You may have wanted to be a diver for a very long time and now you decided to take the plunge. You must be certified to be a diver by the Professional Association of Diving Instructors (PADI). Proving you are a certified diver is the only way you can have your scuba tanks filled or repaired.
Diving, like most sports, is dependent on a significant amount of bulky equipment that is not conducive to packing and transporting. Scuba tanks are the largest, most bulky, and awkward piece of equipment a diver must contend with traveling. Other gear that you will most likely be packing and transporting is:
Regulator.

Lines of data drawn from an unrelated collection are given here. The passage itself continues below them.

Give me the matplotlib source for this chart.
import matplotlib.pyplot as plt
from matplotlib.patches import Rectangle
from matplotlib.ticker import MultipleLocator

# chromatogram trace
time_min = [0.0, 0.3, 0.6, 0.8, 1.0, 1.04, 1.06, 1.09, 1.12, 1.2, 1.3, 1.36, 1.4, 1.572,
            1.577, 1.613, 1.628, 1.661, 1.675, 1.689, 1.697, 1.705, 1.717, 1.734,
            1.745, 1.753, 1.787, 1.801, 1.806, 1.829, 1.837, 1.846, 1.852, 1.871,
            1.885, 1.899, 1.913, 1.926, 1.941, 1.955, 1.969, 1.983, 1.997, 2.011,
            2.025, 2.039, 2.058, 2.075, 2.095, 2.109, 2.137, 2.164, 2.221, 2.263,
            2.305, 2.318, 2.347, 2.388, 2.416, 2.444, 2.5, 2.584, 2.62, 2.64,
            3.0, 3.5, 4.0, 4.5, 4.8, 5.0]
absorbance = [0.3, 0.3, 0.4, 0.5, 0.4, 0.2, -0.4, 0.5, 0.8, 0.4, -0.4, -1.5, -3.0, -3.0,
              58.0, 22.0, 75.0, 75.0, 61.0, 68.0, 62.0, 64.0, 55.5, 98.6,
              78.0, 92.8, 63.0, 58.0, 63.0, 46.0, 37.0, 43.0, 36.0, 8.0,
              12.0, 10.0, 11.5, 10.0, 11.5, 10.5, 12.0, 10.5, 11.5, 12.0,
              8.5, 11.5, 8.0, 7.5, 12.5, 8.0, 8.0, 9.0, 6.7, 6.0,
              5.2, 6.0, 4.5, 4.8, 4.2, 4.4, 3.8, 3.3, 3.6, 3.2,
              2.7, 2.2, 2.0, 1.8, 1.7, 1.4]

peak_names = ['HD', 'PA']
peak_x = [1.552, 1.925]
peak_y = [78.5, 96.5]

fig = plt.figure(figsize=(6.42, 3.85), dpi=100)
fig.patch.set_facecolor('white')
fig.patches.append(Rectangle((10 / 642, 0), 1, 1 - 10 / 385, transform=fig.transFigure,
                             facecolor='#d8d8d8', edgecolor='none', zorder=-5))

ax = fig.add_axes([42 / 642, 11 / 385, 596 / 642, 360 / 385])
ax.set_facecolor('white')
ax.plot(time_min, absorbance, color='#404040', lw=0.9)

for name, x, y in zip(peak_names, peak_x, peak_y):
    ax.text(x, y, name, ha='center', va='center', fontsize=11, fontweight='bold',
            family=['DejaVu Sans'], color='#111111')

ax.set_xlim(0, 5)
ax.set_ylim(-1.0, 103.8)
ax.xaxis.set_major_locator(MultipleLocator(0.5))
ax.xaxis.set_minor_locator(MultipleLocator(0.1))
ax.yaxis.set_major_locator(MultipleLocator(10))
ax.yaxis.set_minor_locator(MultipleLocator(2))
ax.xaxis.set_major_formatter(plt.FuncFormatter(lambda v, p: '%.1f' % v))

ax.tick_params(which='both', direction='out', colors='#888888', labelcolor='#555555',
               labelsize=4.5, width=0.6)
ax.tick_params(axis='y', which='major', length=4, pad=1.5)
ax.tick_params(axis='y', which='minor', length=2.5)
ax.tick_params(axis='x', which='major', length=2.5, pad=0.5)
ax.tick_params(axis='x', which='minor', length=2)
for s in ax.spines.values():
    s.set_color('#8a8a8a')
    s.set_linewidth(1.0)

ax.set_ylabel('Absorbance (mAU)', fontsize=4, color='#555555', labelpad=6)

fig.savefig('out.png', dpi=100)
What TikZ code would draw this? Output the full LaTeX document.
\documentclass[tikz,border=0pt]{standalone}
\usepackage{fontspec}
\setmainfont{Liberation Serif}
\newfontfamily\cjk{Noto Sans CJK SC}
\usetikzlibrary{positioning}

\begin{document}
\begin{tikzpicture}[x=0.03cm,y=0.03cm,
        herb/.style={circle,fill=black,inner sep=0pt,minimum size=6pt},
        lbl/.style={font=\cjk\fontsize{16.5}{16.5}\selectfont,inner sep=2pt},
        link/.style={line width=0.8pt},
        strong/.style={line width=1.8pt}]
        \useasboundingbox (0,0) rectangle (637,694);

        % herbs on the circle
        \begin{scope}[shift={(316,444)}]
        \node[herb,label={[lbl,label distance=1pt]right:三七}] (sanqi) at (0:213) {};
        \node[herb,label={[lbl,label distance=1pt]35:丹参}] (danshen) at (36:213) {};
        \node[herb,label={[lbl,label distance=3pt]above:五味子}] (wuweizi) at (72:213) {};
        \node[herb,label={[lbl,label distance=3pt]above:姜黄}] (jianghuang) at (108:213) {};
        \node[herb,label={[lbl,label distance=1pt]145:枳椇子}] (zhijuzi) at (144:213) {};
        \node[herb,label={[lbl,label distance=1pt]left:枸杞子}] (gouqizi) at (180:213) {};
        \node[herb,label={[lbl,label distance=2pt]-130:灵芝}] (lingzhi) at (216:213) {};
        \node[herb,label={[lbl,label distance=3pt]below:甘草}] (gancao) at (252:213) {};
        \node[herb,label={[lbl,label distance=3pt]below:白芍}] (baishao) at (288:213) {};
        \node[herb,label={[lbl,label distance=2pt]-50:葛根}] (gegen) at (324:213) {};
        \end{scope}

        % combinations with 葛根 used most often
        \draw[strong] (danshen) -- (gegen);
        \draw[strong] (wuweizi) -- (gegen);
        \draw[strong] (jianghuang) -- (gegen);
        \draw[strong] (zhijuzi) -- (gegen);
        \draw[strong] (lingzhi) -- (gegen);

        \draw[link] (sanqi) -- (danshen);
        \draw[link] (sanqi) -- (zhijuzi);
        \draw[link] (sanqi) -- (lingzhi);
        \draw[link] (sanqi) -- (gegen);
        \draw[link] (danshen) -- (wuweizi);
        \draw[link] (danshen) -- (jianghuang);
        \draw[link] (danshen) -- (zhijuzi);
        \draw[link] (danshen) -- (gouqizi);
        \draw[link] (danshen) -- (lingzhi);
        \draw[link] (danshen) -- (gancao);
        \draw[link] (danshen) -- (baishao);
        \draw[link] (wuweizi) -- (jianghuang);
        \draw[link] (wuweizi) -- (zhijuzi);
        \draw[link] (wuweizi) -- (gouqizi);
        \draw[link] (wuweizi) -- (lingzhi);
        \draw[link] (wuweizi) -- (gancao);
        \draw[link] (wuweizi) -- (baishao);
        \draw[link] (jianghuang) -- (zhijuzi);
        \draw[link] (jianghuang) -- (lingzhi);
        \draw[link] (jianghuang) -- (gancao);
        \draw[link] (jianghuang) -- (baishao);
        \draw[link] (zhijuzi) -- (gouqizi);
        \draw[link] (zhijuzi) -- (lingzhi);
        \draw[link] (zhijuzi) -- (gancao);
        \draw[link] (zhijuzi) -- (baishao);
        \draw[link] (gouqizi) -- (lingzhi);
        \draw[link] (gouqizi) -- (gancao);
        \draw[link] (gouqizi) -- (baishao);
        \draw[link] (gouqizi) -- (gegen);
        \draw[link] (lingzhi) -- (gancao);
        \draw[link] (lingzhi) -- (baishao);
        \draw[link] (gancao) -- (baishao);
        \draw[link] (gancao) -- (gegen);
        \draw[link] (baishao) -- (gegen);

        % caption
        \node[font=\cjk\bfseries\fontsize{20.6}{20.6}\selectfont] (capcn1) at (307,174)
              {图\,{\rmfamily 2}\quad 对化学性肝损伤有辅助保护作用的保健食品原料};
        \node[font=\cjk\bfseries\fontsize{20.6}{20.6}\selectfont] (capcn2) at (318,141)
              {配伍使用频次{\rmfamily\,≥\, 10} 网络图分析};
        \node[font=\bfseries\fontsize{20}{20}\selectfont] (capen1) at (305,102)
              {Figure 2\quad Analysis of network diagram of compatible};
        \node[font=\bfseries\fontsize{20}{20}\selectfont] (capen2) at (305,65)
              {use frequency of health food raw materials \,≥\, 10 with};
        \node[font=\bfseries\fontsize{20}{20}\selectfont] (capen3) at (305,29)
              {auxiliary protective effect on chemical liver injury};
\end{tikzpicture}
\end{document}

The regulator is the conduit of the tank to instrumentation and the diver’s breathing apparatus which allows you to breathe underwater through a small-placed device secured by your teeth. The name says it all.

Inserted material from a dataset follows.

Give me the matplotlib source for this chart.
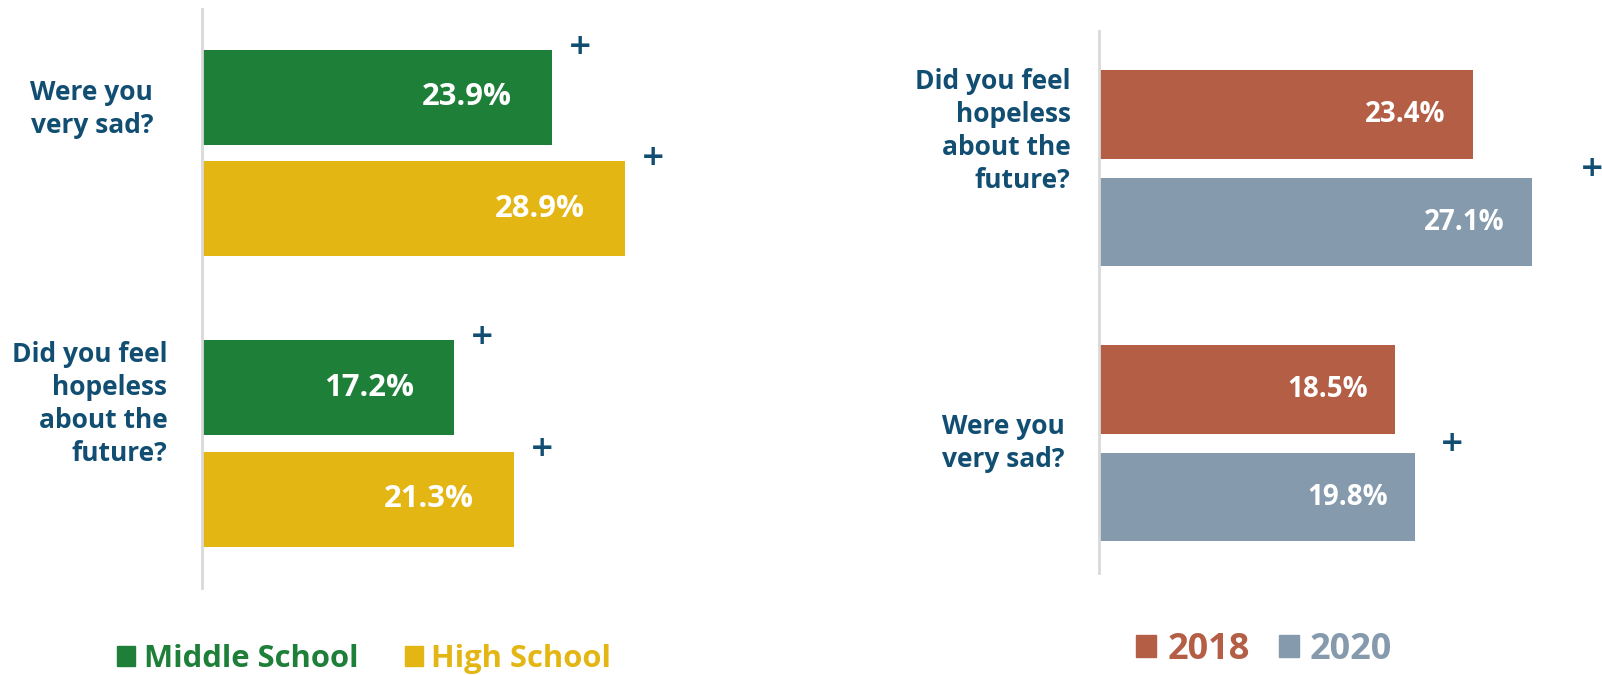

The regulator regulates the pressure of the breathing gas for diving. Routed to the right side of the diver, the regulator includes a backup airflow device in case of an emergency called an “octopus” which is simply a second breathing mask.
Dive Mask & Snorkel. Almost everyone is familiar with this, but the mask and snorkel allow the diver to see clearly through a mask covering the eyes and nose. It can be made of many materials, but all create a small vacuum of air, so water is not against the eyes and nose to greater vision and comfort.

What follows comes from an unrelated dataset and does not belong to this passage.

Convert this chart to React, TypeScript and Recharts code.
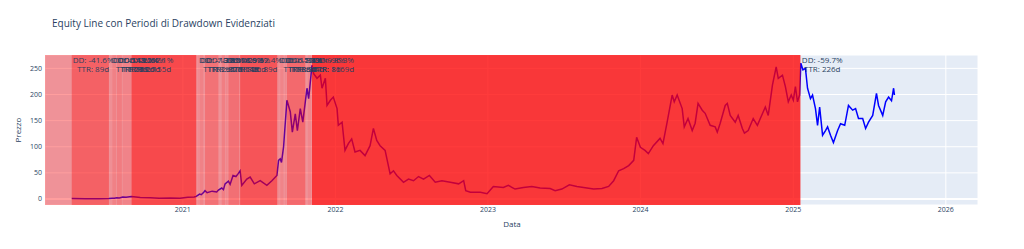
import React from "react";
import {
  LineChart,
  Line,
  XAxis,
  YAxis,
  CartesianGrid,
  ReferenceArea,
  ReferenceLine,
} from "recharts";

// equity line (daily closes)
const equityDates = [
  "2020-04-10", "2020-05-12", "2020-06-15", "2020-07-08", "2020-07-16", "2020-07-21", "2020-07-27",
  "2020-08-02", "2020-08-10", "2020-08-18", "2020-08-31", "2020-09-21", "2020-10-15", "2020-11-05",
  "2020-12-02", "2020-12-25", "2021-01-13", "2021-01-28", "2021-02-02", "2021-02-10", "2021-02-14",
  "2021-02-20", "2021-02-23", "2021-02-28", "2021-03-12", "2021-03-23", "2021-03-27", "2021-04-04",
  "2021-04-08", "2021-04-12", "2021-04-20", "2021-04-24", "2021-05-01", "2021-05-08", "2021-05-13",
  "2021-05-18", "2021-05-22", "2021-06-03", "2021-06-11", "2021-06-21", "2021-07-05", "2021-07-21",
  "2021-08-02", "2021-08-14", "2021-08-18", "2021-08-22", "2021-08-25", "2021-08-30", "2021-09-07",
  "2021-09-15", "2021-09-20", "2021-09-27", "2021-10-02", "2021-10-09", "2021-10-15", "2021-10-25",
  "2021-10-29", "2021-11-06", "2021-11-10", "2021-11-18", "2021-11-26", "2021-11-30", "2021-12-08",
  "2021-12-12", "2021-12-20", "2021-12-27", "2022-01-05", "2022-01-08", "2022-01-17", "2022-01-24",
  "2022-02-01", "2022-02-09", "2022-02-17", "2022-03-01", "2022-03-13", "2022-03-25", "2022-04-02",
  "2022-04-10", "2022-04-18", "2022-04-30", "2022-05-12", "2022-05-20", "2022-05-28", "2022-06-13",
  "2022-06-25", "2022-07-07", "2022-07-19", "2022-07-31", "2022-08-14", "2022-08-28", "2022-09-13",
  "2022-10-03", "2022-10-23", "2022-11-04", "2022-11-09", "2022-11-20", "2022-12-14", "2022-12-30",
  "2023-01-14", "2023-02-07", "2023-02-19", "2023-03-07", "2023-03-27", "2023-04-16", "2023-05-06",
  "2023-05-30", "2023-06-11", "2023-06-27", "2023-07-15", "2023-08-02", "2023-08-18", "2023-09-11",
  "2023-10-01", "2023-10-17", "2023-10-29", "2023-11-10", "2023-11-22", "2023-12-04", "2023-12-16",
  "2023-12-23", "2024-01-01", "2024-01-12", "2024-01-20", "2024-02-01", "2024-02-17", "2024-02-24",
  "2024-03-05", "2024-03-17", "2024-03-22", "2024-03-29", "2024-04-10", "2024-04-15", "2024-04-24",
  "2024-05-04", "2024-05-11", "2024-05-18", "2024-05-28", "2024-06-04", "2024-06-16", "2024-06-28",
  "2024-07-03", "2024-07-10", "2024-07-22", "2024-07-27", "2024-08-03", "2024-08-15", "2024-08-22",
  "2024-09-01", "2024-09-06", "2024-09-15", "2024-09-27", "2024-10-07", "2024-10-14", "2024-10-26",
  "2024-11-02", "2024-11-12", "2024-11-21", "2024-11-26", "2024-12-06", "2024-12-13", "2024-12-20",
  "2024-12-27", "2025-01-01", "2025-01-06", "2025-01-11", "2025-01-16", "2025-01-19", "2025-01-24",
  "2025-01-30", "2025-02-04", "2025-02-11", "2025-02-16", "2025-02-23", "2025-02-28", "2025-03-05",
  "2025-03-12", "2025-03-19", "2025-03-24", "2025-03-31", "2025-04-07", "2025-04-17", "2025-04-24",
  "2025-05-04", "2025-05-13", "2025-05-23", "2025-05-30", "2025-06-06", "2025-06-16", "2025-06-23",
  "2025-06-30", "2025-07-10", "2025-07-19", "2025-07-24", "2025-08-03", "2025-08-10", "2025-08-17",
  "2025-08-24", "2025-08-29", "2025-08-31",
];
const equityValues = [
  0.95, 0.6, 0.7, 1.0, 1.5, 1.3, 2.2,
  1.9, 3.9, 3.4, 4.6, 3.0, 2.4, 1.5,
  2.1, 1.5, 3.3, 4.0, 5.0, 9.5, 8.2,
  13, 16, 12, 15, 13.5, 17, 21,
  18, 29, 34, 28, 45, 43, 48,
  54, 26, 38, 42, 29, 35, 26,
  35, 45, 74, 77, 70, 100, 189,
  167, 128, 163, 131, 173, 147, 212,
  192, 256, 240, 231, 237, 212, 231,
  179, 189, 195, 173, 141, 147, 93,
  106, 115, 90, 93, 83, 102, 135,
  112, 102, 93, 48, 54, 45, 32,
  38, 35, 43, 38, 45, 32, 35,
  32, 29, 35, 16, 13, 13, 10,
  24, 22, 26, 19, 22, 24, 21,
  20, 16, 19, 27, 24, 22, 19,
  20, 24, 35, 54, 58, 64, 74,
  118, 99, 93, 87, 102, 116, 106,
  147, 199, 186, 199, 173, 138, 154,
  131, 145, 183, 170, 164, 141, 138,
  128, 145, 179, 183, 160, 147, 160,
  135, 126, 131, 154, 141, 154, 176,
  160, 218, 253, 231, 237, 215, 186,
  199, 189, 215, 186, 199, 260, 247,
  250, 212, 192, 199, 173, 141, 176,
  122, 131, 138, 122, 108, 131, 144,
  141, 179, 170, 173, 154, 154, 135,
  147, 160, 202, 179, 160, 186, 195,
  188, 212, 199,
];

// drawdown periods (end null = not recovered yet)
const ddStart = [
  "2020-04-10", "2020-07-12", "2020-07-16", "2020-07-27", "2020-08-10", "2020-08-31", "2021-02-06",
  "2021-02-10", "2021-02-23", "2021-04-04", "2021-04-14", "2021-04-20", "2021-05-18", "2021-08-17",
  "2021-08-22", "2021-09-02", "2021-09-07", "2021-10-27", "2021-11-06", "2025-01-19",
];
const ddEnd: (string | null)[] = [
  "2020-07-08", "2020-07-14", "2020-07-25", "2020-08-08", "2020-08-30", "2021-02-02", "2021-02-08",
  "2021-02-19", "2021-03-27", "2021-04-12", "2021-04-18", "2021-05-16", "2021-08-15", "2021-08-20",
  "2021-08-30", "2021-09-05", "2021-10-21", "2021-11-04", "2025-01-18", null,
];
const ddDepth = [
  -41.6, -6.1, -14.2, -18.5, -12.4, -62.1, -7.3,
  -13.8, -27.5, -16.9, -8.8, -29.3, -52.4, -6.5,
  -11.7, -7.9, -34.6, -9.8, -96.3, -59.7,
];
const ddTTR = [89, 2, 9, 12, 20, 155, 2, 9, 32, 8, 4, 26, 89, 3, 8, 3, 44, 8, 1169, 226];

const underlaySpan = ["2020-02-06", "2021-11-06"];
const xRange = ["2020-02-06", "2026-03-19"];
const yearTicks = ["2021-01-01", "2022-01-01", "2023-01-01", "2024-01-01", "2025-01-01", "2026-01-01"];
const priceTicks = [0, 50, 100, 150, 200, 250];
const priceRange = [-11.5, 275.6];

const FONT = '"Open Sans", verdana, arial, sans-serif';
const INK = "#2a3f5f";
const LABEL_SIZE = 8;
const ts = (d: string) => Date.parse(d);

let ctx: CanvasRenderingContext2D | null = null;
function textWidth(s: string, size: number) {
  if (!ctx) ctx = document.createElement("canvas").getContext("2d");
  if (!ctx) return s.length * size * 0.55;
  ctx.font = `${size}px "Open Sans"`;
  return ctx.measureText(s).width;
}

function DrawdownLabel(props: any) {
  const { viewBox, dd, ttr } = props;
  if (!viewBox) return null;
  const l1 = `DD: ${dd.toFixed(1)}%`;
  const l2 = `TTR: ${ttr}d`;
  const w = Math.max(textWidth(l1, LABEL_SIZE), textWidth(l2, LABEL_SIZE));
  const cx = viewBox.x + 1 + w / 2;
  return (
    <text textAnchor="middle" fontFamily={FONT} fontSize={LABEL_SIZE} fill={INK}>
      <tspan x={cx} y={viewBox.y + 8}>{l1}</tspan>
      <tspan x={cx} y={viewBox.y + 16.7}>{l2}</tspan>
    </text>
  );
}

export default function App() {
  const data = equityDates.map((d, i) => ({ t: ts(d), v: equityValues[i] }));
  const tickStyle = { fontSize: 7, fontFamily: FONT, fill: INK };

  return (
    <div style={{ position: "absolute", left: 0, top: 0, width: 1024, height: 249, background: "#fff" }}>
      <LineChart width={1024} height={249} data={data} margin={{ top: 55, right: 46, bottom: 24, left: 5 }}>
        <CartesianGrid fill="#E5ECF6" fillOpacity={1} stroke="#fff" strokeWidth={1} />
        <XAxis
          dataKey="t"
          type="number"
          domain={xRange.map(ts)}
          allowDataOverflow
          ticks={yearTicks.map(ts)}
          tickFormatter={(t: number) => String(new Date(t).getUTCFullYear())}
          tick={tickStyle}
          tickLine={false}
          axisLine={false}
          tickSize={0}
          tickMargin={2}
          height={20}
        />
        <YAxis
          type="number"
          domain={priceRange}
          allowDataOverflow
          ticks={priceTicks}
          tick={tickStyle}
          tickLine={false}
          axisLine={false}
          tickSize={0}
          tickMargin={3}
          width={40}
        />
        <ReferenceLine y={0} stroke="#fff" strokeWidth={2} zIndex={-50} />
        <Line
          dataKey="v"
          type="linear"
          stroke="blue"
          strokeWidth={1.5}
          dot={false}
          activeDot={false}
          isAnimationActive={false}
        />
        <ReferenceArea
          x1={ts(underlaySpan[0])}
          x2={ts(underlaySpan[1])}
          fill="red"
          fillOpacity={0.38}
          stroke="none"
          zIndex={450}
        />
        {ddStart.map((s, i) =>
          ddEnd[i] ? (
            <ReferenceArea
              key={`a${i}`}
              x1={ts(s)}
              x2={ts(ddEnd[i] as string)}
              fill="red"
              fillOpacity={(0.8 * Math.abs(ddDepth[i])) / 100}
              stroke="none"
              zIndex={450}
            />
          ) : null,
        )}
        {ddStart.map((s, i) => (
          <ReferenceLine
            key={`l${i}`}
            x={ts(s)}
            stroke="none"
            zIndex={2000}
            label={<DrawdownLabel dd={ddDepth[i]} ttr={ddTTR[i]} />}
          />
        ))}
      </LineChart>
      <svg
        width={1024}
        height={249}
        style={{ position: "absolute", left: 0, top: 0, pointerEvents: "none" }}
        fontFamily={FONT}
        fill={INK}
      >
        <text x={52} y={26.5} fontSize={10}>
          Equity Line con Periodi di Drawdown Evidenziati
        </text>
        <text x={512} y={227} fontSize={8} textAnchor="middle">
          Data
        </text>
        <text x={20.7} y={130} fontSize={8} textAnchor="middle" transform="rotate(-90 20.7 130)">
          Prezzo
        </text>
      </svg>
    </div>
  );
}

The snorkel is a tube with a mouthpiece that hangs off the mask and is used to keep your head underwater near the surface, but you can still breathe. It is mostly used swimming to the dive location or waiting for the pickup boat when you are out of air.
Buoyancy Compensator (BCD). The BCD’s primary responsibility is to help you control your position in the water column. It fits somewhat like a backpack or vest and holds and secures most of your equipment such as the scuba tank, regulator, gauges, and other instruments when in the water.
The BCD has a power control to quickly inflate or deflate air when in the water. This is done by a control tube attached to the BCD. This controlled balancing of air allows the diver to regulate depth – easily surfacing or diving when needed.
Wetsuit. While there are many new styles and materials, the wetsuit is a protective garment that fits tightly around the diver. Being skintight, the wetsuit protects the diver from cold temperatures and obstacles in the water that might cut or puncture skin. These are almost always made of light, durable neoprene.
Depth Gauge. Diving requires a bit of understanding of science and physics properties. You can’t simply dive as long or deep as you want. The deeper and longer you dive because it affects your body in many negative ways.
The depth gauge tells you how deep you are at all times. It is also critical on deeper dives because a diver must ascent in stages at certain depths to avoid a life-threatening condition known as the “bends.” A diver must stop and wait at certain 30-foot depths to level out pressures before surfacing.
Dive Computer. Like many things in our daily lives, technology is making diving safer and more enjoyable. Many divers are now purchasing dive computers which hang off the regulator, so it allows a diver to quickly review the entire dive. These marvels measure depth, time below on the dive, distance, and even the amount of air that is left in the tank.
Fins. These make you look and swim like a frog. They fit over your feet and increase your swimming capacity by translating your kicks into smooth, efficient movement through a medium that’s 800 times denser than air. Fins conserve energy and allows you to cover more water than with just bare feet.
Besides other accessories such as a dive knife, lights, and a dive case, you can see how transporting a large, heavy scuba tank along with all this gear can be a recipe for bumping, damaging, or disabling your scuba tank when loading and unloading.
Dive Right In
There is no more exciting sport than scuba diving. While there are many dangers associated with the sport, most issues begin with the scuba tank. There is no way to avoid transporting your tank whether it is by car, plane or bus. By following some simple rules and applying common sense, diving can be a sport you can enjoy for a lifetime and share with others.